Loads of Learned Lumber

Tuesday, June 4, 2013

n + 1, Bourdieu, Rancière

JUST NOW GETTING around to  n + 1 number sixteen--struck by this statement at the end of the first paragraph of the opening piece: "Few things are less contested today than the idea that art mostly expresses class and status hierarchies, and only secondarily might have snippets of aesthetic value."

That sound right to me.  I can think of colleagues who would be willing to argue the superiority of Beer X to Beer Y, or the inferiority of this restaurant's taco compared to that restaurant's taco, yet would not under any compulsion concede that reading Proust is more worthwhile than watching Buffy the Vampire Slayer.

The author of this piece goes on to mention Foucault, saying his posthumous cultural stock price is a bit higher than that of Derrida--hard to argue with that, too. Even now you often see Foucault cited with the implicit assumption that if Foucault wrote something, it must be true; I notice this even with students who were born after Foucault died. Derrida's thought is still with us, but undergraduates seem more excited about Foucault's ideas--or at least about what they think his ideas were.
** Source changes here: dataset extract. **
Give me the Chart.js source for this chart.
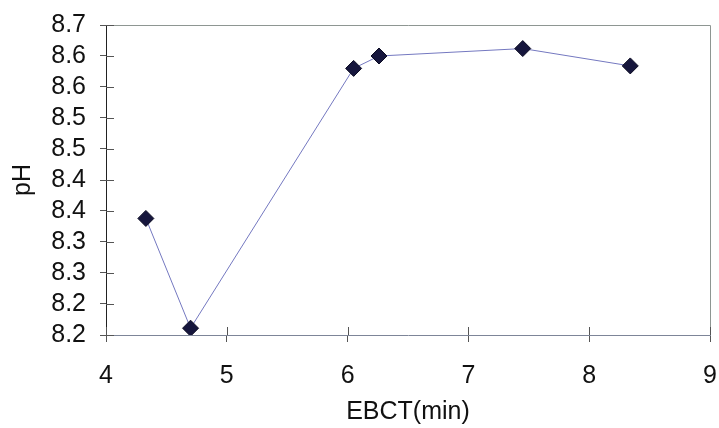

But Bourdieu, especially the essay on distinction, is the heavyweight on the question of  whether the aesthetic boils down to one more guise of class and power. And there is something liberating about this idea.

I would like to see a little more room made for the aesthetic, however, which is why I have been finding Rancière so compelling; he finds persuasive ways of talking about what is liberating in the aesthetic. And sure enough, who gets a quick little nod in the n+1 piece? Who but Rancière, for having pointed out that sociology, as the new boss, can sometimes be just as noxious as the old boss, aesthetics.

I think of n+1 as a bellwether of sorts, often in ways that dismay me, but if this piece indicates a Rancière groundswell on these shores...that would be good news.